Required task: Extract the opening line of the entries and every line after it, stopping at and including the line that contains "54, bottom: 285". Do not include pictures.

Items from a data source
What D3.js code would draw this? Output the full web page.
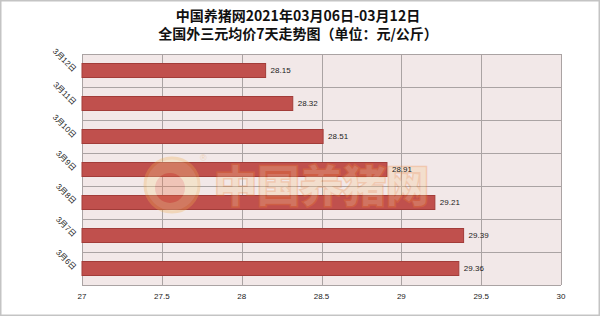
<!DOCTYPE html>
<html>
<head>
<meta charset="utf-8">
<script src="https://cdn.jsdelivr.net/npm/d3@7"></script>
<style>
  body { margin: 0; background: #fff; }
  svg { display: block; }
  text { font-family: "Liberation Sans", "Noto Sans CJK SC", sans-serif; }
</style>
</head>
<body>
<div id="chart"></div>
<script>
// data, top row first
const days = ["3月12日", "3月11日", "3月10日", "3月9日", "3月8日", "3月7日", "3月6日"];
const prices = [28.15, 28.32, 28.51, 28.91, 29.21, 29.39, 29.36];
const xTicks = [27, 27.5, 28, 28.5, 29, 29.5, 30];
const titleLines = ["中国养猪网2021年03月06日-03月12日", "全国外三元均价7天走势图（单位：元/公斤）"];

const W = 600, H = 316;
const plot = { left: 82, right: 561, top: 54, bottom: 285 };

const svg = d3.select("#chart").append("svg")
  .attr("width", W).attr("height", H);

// outer frame
svg.append("rect")
  .attr("x", 0.75).attr("y", 0.75)
  .attr("width", W - 1.5).attr("height", H - 1.5)
  .attr("fill", "#fff").attr("stroke", "#c4c4c4").attr("stroke-width", 1.5);

// title
svg.selectAll(".title").data(titleLines).enter().append("text")
  .attr("class", "title")
  .attr("x", 298)
  .attr("y", (d, i) => 21 + i * 18)
  .attr("text-anchor", "middle")
  .style("font-family", "'Noto Sans CJK SC', sans-serif")
  .style("font-weight", "bold")
  .style("font-size", "14px")
  .attr("fill", "#111")
  .text(d => d);

const x = d3.scaleLinear().domain([27, 30]).range([plot.left, plot.right]);
const y = d3.scaleBand().domain(days).range([plot.top, plot.bottom]).paddingInner(0).paddingOuter(0);

// plot background
svg.append("rect")
  .attr("x", plot.left).attr("y", plot.top)
  .attr("width", plot.right - plot.left).attr("height", plot.bottom - plot.top)
  .attr("fill", "#f2e8e8");

// grid
const grid = svg.append("g").attr("stroke", "#aaa3a3").attr("stroke-width", 1);
grid.selectAll(".v").data(xTicks).enter().append("line")
  .attr("x1", d => Math.round(x(d)) + 0.5).attr("x2", d => Math.round(x(d)) + 0.5)
  .attr("y1", plot.top).attr("y2", plot.bottom);
const hLines = days.map(d => y(d)).concat([plot.bottom]);
grid.selectAll(".h").data(hLines).enter().append("line")
  .attr("x1", plot.left).attr("x2", plot.right)
  .attr("y1", d => Math.round(d) + 0.5).attr("y2", d => Math.round(d) + 0.5);

// bars
const barH = 14;
svg.selectAll(".bar").data(prices).enter().append("rect")
  .attr("class", "bar")
  .attr("x", plot.left)
  .attr("y", (d, i) => y(days[i]) + y.bandwidth() / 2 - barH / 2)
  .attr("width", d => x(d) - plot.left)
  .attr("height", barH)
  .attr("fill", "#c0504d")
  .attr("stroke", "#a23c39")
  .attr("stroke-width", 1);

// watermark, drawn over the bars like the site logo
const wm = svg.append("g").attr("opacity", 0.3);
wm.append("circle").attr("cx", 172).attr("cy", 185).attr("r", 27)
  .attr("fill", "#f8d890").attr("stroke", "#f0b050").attr("stroke-width", 3);
wm.append("circle").attr("cx", 170).attr("cy", 188).attr("r", 15)
  .attr("fill", "#e9744a");
wm.append("text").attr("x", 214).attr("y", 202)
  .style("font-family", "'Noto Sans CJK SC', sans-serif")
  .style("font-weight", "bold").style("font-size", "43px")
  .attr("fill", "#f8c890").attr("stroke", "#ee8030").attr("stroke-width", 3)
  .attr("paint-order", "stroke")
  .text("中国养猪网");
wm.append("text").attr("x", 200).attr("y", 161)
  .style("font-size", "9px").attr("fill", "#e0a050").text("®");

// value labels
svg.selectAll(".val").data(prices).enter().append("text")
  .attr("x", d => x(d) + 5)
  .attr("y", (d, i) => y(days[i]) + y.bandwidth() / 2)
  .attr("dy", "0.35em")
  .style("font-size", "8px")
  .attr("fill", "#222")
  .text(d => d.toFixed(2));

// x axis labels
svg.selectAll(".xt").data(xTicks).enter().append("text")
  .attr("x", d => x(d))
  .attr("y", 299)
  .attr("text-anchor", "middle")
  .style("font-size", "8px")
  .attr("fill", "#222")
  .text(d => d);

// y axis labels, rotated
svg.selectAll(".yt").data(days).enter().append("text")
  .attr("transform", d => `translate(73,${y(d) + y.bandwidth() / 2 + 2}) rotate(45)`)
  .attr("text-anchor", "end")
  .style("font-size", "8px")
  .attr("fill", "#222")
  .text(d => d);
</script>
</body>
</html>
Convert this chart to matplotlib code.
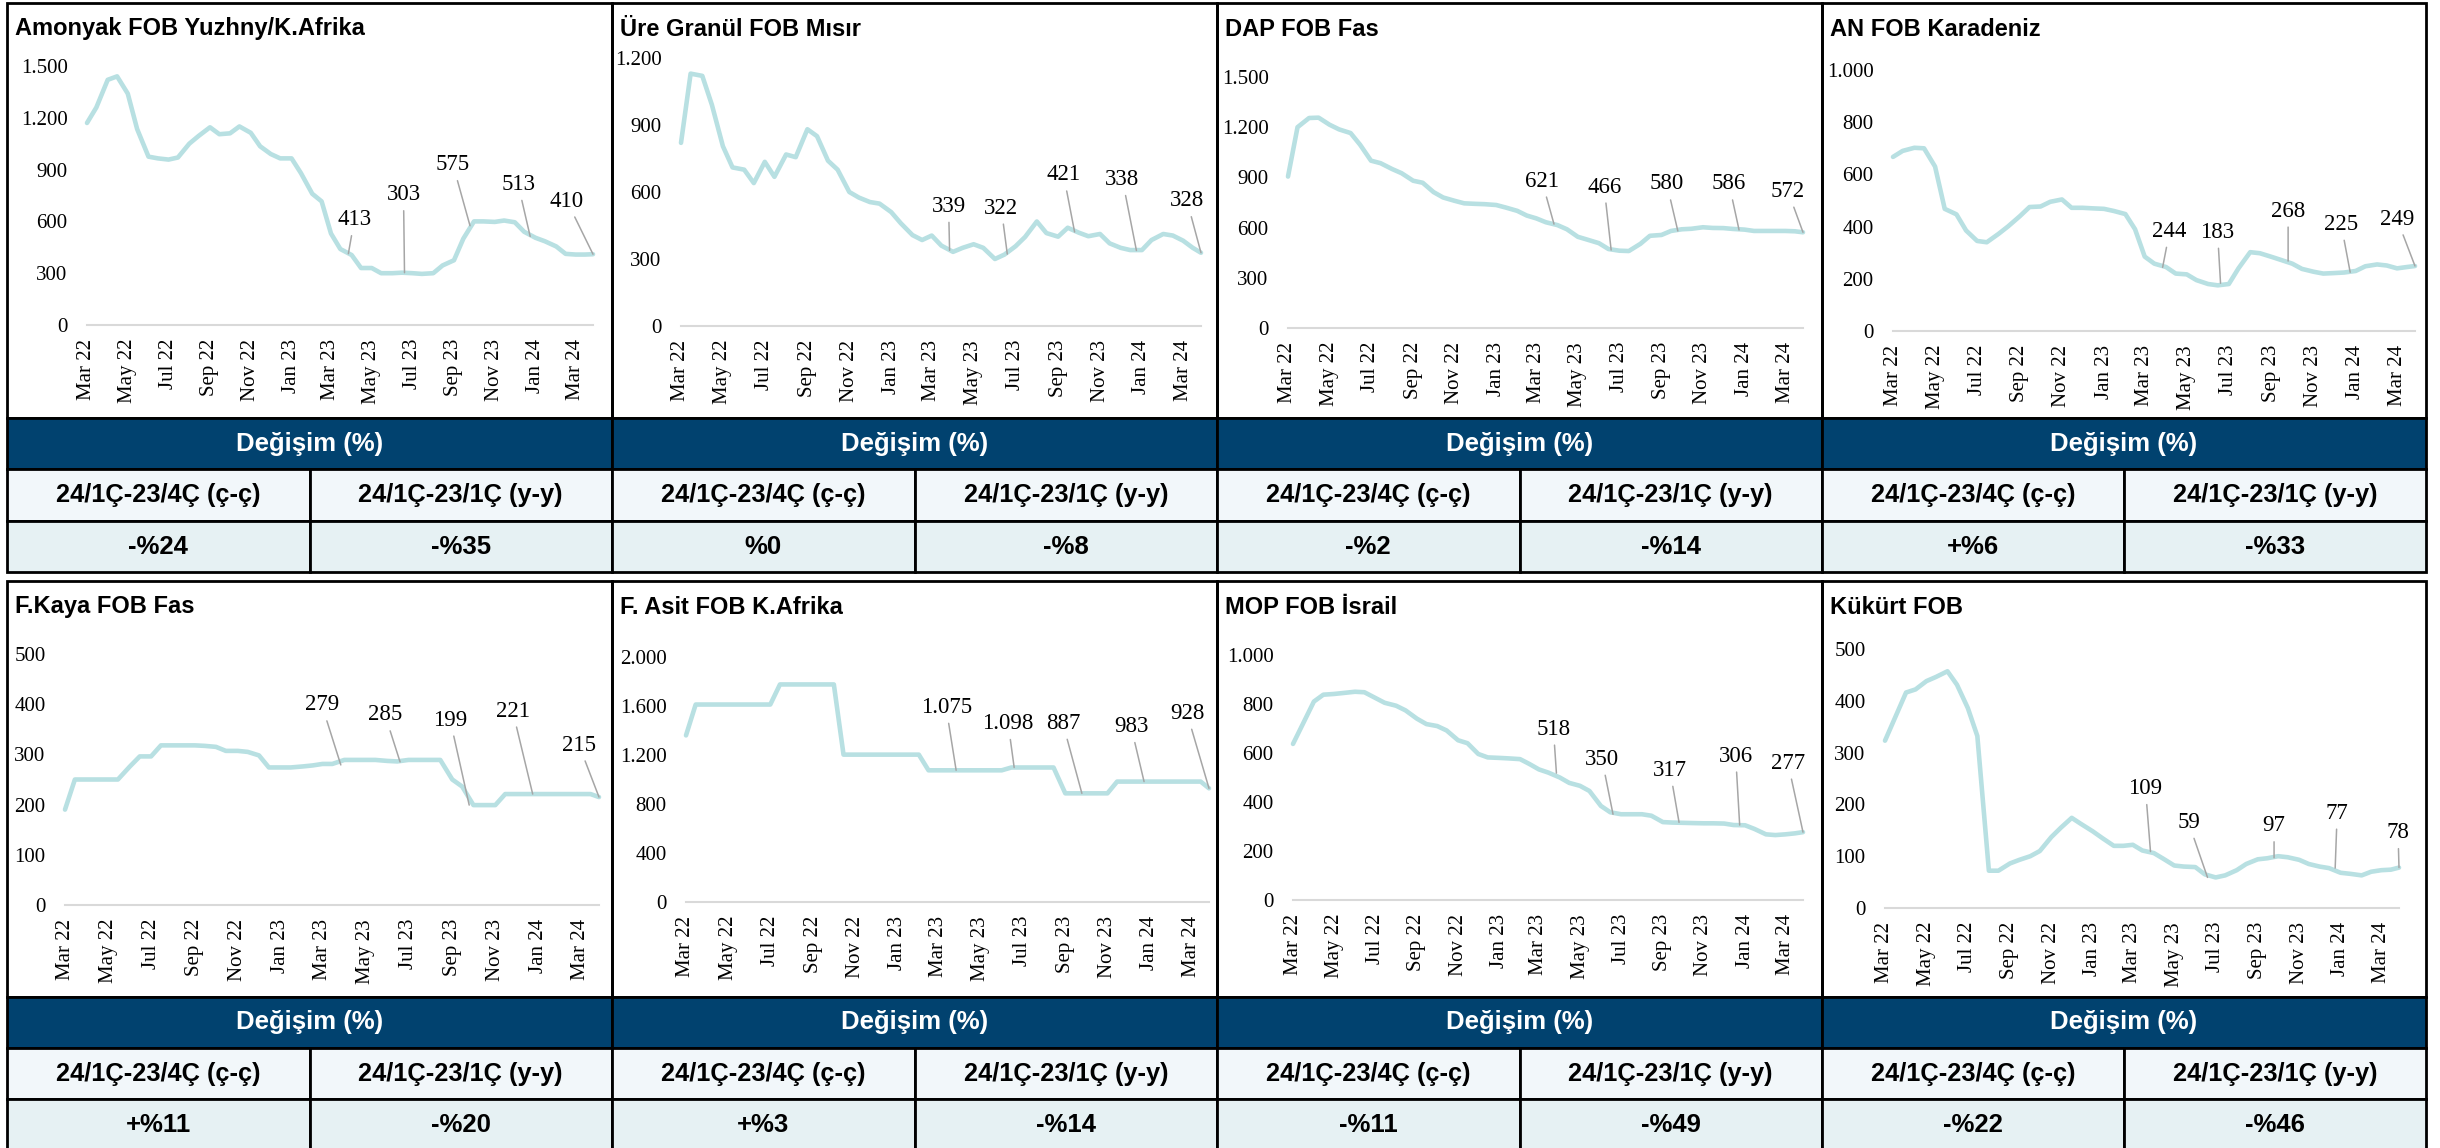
import matplotlib
matplotlib.use("Agg")
import matplotlib.pyplot as plt
import matplotlib.dates as mdates
from matplotlib.patches import Rectangle
from matplotlib.ticker import FuncFormatter, MultipleLocator
import pandas as pd

W, H = 2440, 1148

# yarım aylık tarihler (Mar 22 - Mar 24)
dates = [d.to_pydatetime() for d in pd.date_range("2022-03-01", "2024-03-15", freq="SMS")]
dates.append(pd.Timestamp("2024-03-27").to_pydatetime())
ann_dates = [d.to_pydatetime() for d in pd.to_datetime(
    ["2023-03-27", "2023-06-19", "2023-09-25", "2023-12-24", "2024-03-27"])]

titles = ["Amonyak FOB Yuzhny/K.Afrika", "Üre Granül FOB Mısır", "DAP FOB Fas", "AN FOB Karadeniz",
          "F.Kaya FOB Fas", "F. Asit FOB K.Afrika", "MOP FOB İsrail", "Kükürt FOB"]

amonyak = [1170, 1260, 1420, 1440, 1340, 1135, 975, 965, 958, 970,
           1050, 1095, 1145, 1105, 1110, 1150, 1113, 1035, 990, 965,
           965, 880, 760, 716, 530, 440, 405, 330, 330, 300,
           300, 303, 300, 296, 300, 345, 375, 500, 600, 600,
           597, 605, 595, 540, 505, 485, 455, 412, 408, 408,
           410]
ure = [820, 1130, 1120, 990, 805, 710, 700, 640, 735, 668,
       768, 756, 881, 850, 740, 700, 600, 575, 555, 548,
       510, 460, 407, 385, 405, 360, 332, 350, 366, 350,
       300, 320, 357, 399, 468, 416, 400, 440, 418, 402,
       412, 370, 350, 340, 340, 385, 412, 405, 382, 350,
       328]
dap = [905, 1200, 1255, 1257, 1215, 1187, 1165, 1095, 1000, 985,
       950, 925, 880, 868, 812, 780, 760, 745, 742, 740,
       735, 720, 700, 672, 655, 632, 615, 590, 545, 528,
       507, 472, 462, 460, 503, 551, 556, 580, 590, 593,
       602, 598, 597, 592, 588, 580, 580, 580, 580, 578,
       572]
an = [667, 690, 702, 700, 630, 468, 447, 385, 345, 340,
      372, 401, 440, 475, 477, 495, 504, 472, 472, 470,
      468, 460, 448, 390, 285, 258, 245, 220, 217, 195,
      180, 175, 180, 240, 302, 298, 284, 272, 258, 238,
      227, 220, 222, 224, 230, 248, 255, 251, 240, 245,
      249]
fkaya = [190, 250, 250, 250, 250, 250, 276, 296, 296, 318,
         318, 318, 318, 317, 315, 307, 307, 305, 298, 274,
         274, 274, 276, 278, 281, 281, 289, 289, 289, 289,
         287, 286, 289, 289, 289, 289, 250, 236, 199, 199,
         199, 221, 221, 221, 221, 221, 221, 221, 221, 221,
         215]
fasit = [1360, 1612, 1612, 1612, 1612, 1612, 1612, 1612, 1612, 1776,
         1776, 1776, 1776, 1776, 1776, 1203, 1203, 1203, 1203, 1203,
         1203, 1203, 1203, 1075, 1075, 1075, 1075, 1075, 1075, 1075,
         1075, 1098, 1098, 1098, 1098, 1098, 887, 887, 887, 887,
         887, 983, 983, 983, 983, 983, 983, 983, 983, 983,
         928]
mop = [637, 715, 810, 838, 841, 845, 850, 848, 825, 805,
       793, 774, 740, 718, 710, 692, 652, 640, 596, 582,
       580, 578, 575, 555, 533, 520, 500, 478, 466, 445,
       384, 358, 350, 350, 350, 344, 318, 316, 315, 314,
       313, 313, 312, 306, 305, 290, 268, 265, 268, 272,
       277]
kukurt = [323, 365, 416, 422, 438, 446, 457, 431, 386, 332,
          72, 72, 86, 93, 100, 110, 137, 155, 174, 162,
          148, 135, 120, 120, 122, 111, 106, 95, 82, 80,
          79, 65, 59, 63, 73, 85, 94, 96, 100, 98,
          93, 85, 80, 77, 68, 66, 63, 70, 73, 74,
          78]
series = [amonyak, ure, dap, an, fkaya, fasit, mop, kukurt]

# çeyrek sonu etiketleri
point_labels = [[413, 303, 575, 513, 410], [339, 322, 421, 338, 328], [621, 466, 580, 586, 572],
                [244, 183, 268, 225, 249], [279, 285, 199, 221, 215], [1075, 1098, 887, 983, 928],
                [518, 350, 317, 306, 277], [109, 59, 97, 77, 78]]

qq_change = ["-%24", "%0", "-%2", "+%6", "+%11", "+%3", "-%11", "-%22"]
yy_change = ["-%35", "-%8", "-%14", "-%33", "-%20", "-%14", "-%49", "-%46"]
col_heads = ["24/1Ç-23/4Ç (ç-ç)", "24/1Ç-23/1Ç (y-y)"]

y_max = [1500, 1200, 1500, 1000, 500, 2000, 1000, 500]
y_step = [300, 300, 300, 200, 100, 400, 200, 100]

# yerleşim (piksel)
col_x = [7, 612, 1217, 1822, 2426]
rows = [(3, 418, 469, 521, 572), (581, 997, 1048, 1099, 1152)]
title_y = [29, 607]
ax_box = [(87, 593, 66, 325), (681, 1201, 58, 326), (1288, 1803, 77, 328), (1893, 2415, 70, 331),
          (65, 599, 654, 905), (686, 1209, 657, 902), (1293, 1803, 655, 900), (1885, 2399, 649, 908)]
offsets = [[(6, 34), (-1, 78), (-17, 61), (-12, 52), (-26, 53)],
           [(-1, 44), (-6, 46), (-11, 57), (-14, 71), (-14, 52)],
           [(-12, 43), (-7, 63), (-11, 47), (-10, 46), (-15, 41)],
           [(7, 36), (-3, 51), (0, 50), (-9, 48), (-18, 47)],
           [(-19, 60), (-15, 47), (-19, 85), (-20, 83), (-20, 52)],
           [(-10, 63), (-6, 44), (-19, 70), (-13, 55), (-22, 75)],
           [(-3, 44), (-11, 55), (-9, 52), (-4, 69), (-15, 69)],
           [(-5, 63), (-19, 55), (0, 32), (2, 55), (-1, 35)]]

LINE = "#b8e0e2"
NAVY = "#01426f"
SANS = "Liberation Sans"
SERIF = "Liberation Serif"


def fmt_num(v):
    return f"{int(v):,}".replace(",", ".")


fig = plt.figure(figsize=(W / 100, H / 100), dpi=100)
ov = fig.add_axes([0, 0, 1, 1], zorder=0)
ov.set_xlim(0, W)
ov.set_ylim(H, 0)
ov.axis("off")

for i in range(8):
    r, c = divmod(i, 4)
    x0, x1 = col_x[c], col_x[c + 1]
    xm = (x0 + x1) / 2
    top, hdr, sub, val, bot = rows[r]

    # çerçeve ve tablo
    ov.add_patch(Rectangle((x0, top), x1 - x0, hdr - top, fill=False, ec="black", lw=2))
    ov.add_patch(Rectangle((x0, hdr), x1 - x0, sub - hdr, fc=NAVY, ec="black", lw=2))
    for k, (a, b) in enumerate([(x0, xm), (xm, x1)]):
        ov.add_patch(Rectangle((a, sub), b - a, val - sub, fc="#f2f7fa", ec="black", lw=2))
        ov.add_patch(Rectangle((a, val), b - a, bot - val, fc="#e6f1f3", ec="black", lw=2))
        ov.text((a + b) / 2, (sub + val) / 2, col_heads[k], ha="center", va="center",
                fontsize=18.3, fontweight="bold", family=SANS)
        ov.text((a + b) / 2, (val + min(bot, H)) / 2 + 1, [qq_change, yy_change][k][i],
                ha="center", va="center", fontsize=18.5, fontweight="bold", family=SANS)
    ov.text(xm, (hdr + sub) / 2, "Değişim (%)", ha="center", va="center", color="white",
            fontsize=18.5, fontweight="bold", family=SANS)
    ov.text(x0 + 8, title_y[r], titles[i], ha="left", va="center", fontsize=17,
            fontweight="bold", family=SANS)

    # grafik
    bx0, bx1, by1, by0 = ax_box[i]
    ax = fig.add_axes([bx0 / W, 1 - by0 / H, (bx1 - bx0) / W, (by0 - by1) / H], zorder=1)
    ax.patch.set_alpha(0)
    ax.plot(dates, series[i], color=LINE, lw=3.3, solid_capstyle="round",
            solid_joinstyle="round", clip_on=False)
    ax.set_xlim(dates[0], dates[-1])
    ax.set_ylim(0, y_max[i])
    ax.yaxis.set_major_locator(MultipleLocator(y_step[i]))
    ax.yaxis.set_major_formatter(FuncFormatter(lambda v, p: fmt_num(v)))
    ax.xaxis.set_major_locator(mdates.MonthLocator(bymonth=[1, 3, 5, 7, 9, 11]))
    ax.xaxis.set_major_formatter(mdates.DateFormatter("%b %y"))
    for s in ["top", "right", "left"]:
        ax.spines[s].set_visible(False)
    ax.spines["bottom"].set_color("#d9d9d9")
    ax.spines["bottom"].set_linewidth(1.5)
    ax.tick_params(axis="both", length=0, labelsize=15)
    ax.tick_params(axis="y", pad=14)
    ax.tick_params(axis="x", pad=10, labelrotation=90)
    for lab in ax.get_xticklabels() + ax.get_yticklabels():
        lab.set_family(SERIF)

    for d, v, (dx, dy) in zip(ann_dates, point_labels[i], offsets[i]):
        ax.annotate(fmt_num(v), xy=(d, v), xytext=(dx, dy), textcoords="offset pixels",
                    ha="center", va="center", fontsize=16.5, family=SERIF,
                    annotation_clip=False,
                    arrowprops=dict(arrowstyle="-", color="#a6a6a6", lw=1.1,
                                    shrinkA=2, shrinkB=0))

fig.savefig("out.png", dpi=100)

Task output:
What D3.js code would draw this? Output the full web page.
<!DOCTYPE html>
<html>
<head>
<meta charset="utf-8">
<script src="https://cdn.jsdelivr.net/npm/d3@7"></script>
<style>
  body { margin: 0; background: #fff; }
  svg { display: block; }
  text { font-family: "Liberation Sans", "Noto Sans CJK SC", sans-serif; }
</style>
</head>
<body>
<div id="chart"></div>
<script>
// data, top row first
const days = ["3月12日", "3月11日", "3月10日", "3月9日", "3月8日", "3月7日", "3月6日"];
const prices = [28.15, 28.32, 28.51, 28.91, 29.21, 29.39, 29.36];
const xTicks = [27, 27.5, 28, 28.5, 29, 29.5, 30];
const titleLines = ["中国养猪网2021年03月06日-03月12日", "全国外三元均价7天走势图（单位：元/公斤）"];

const W = 600, H = 316;
const plot = { left: 82, right: 561, top: 54, bottom: 285 };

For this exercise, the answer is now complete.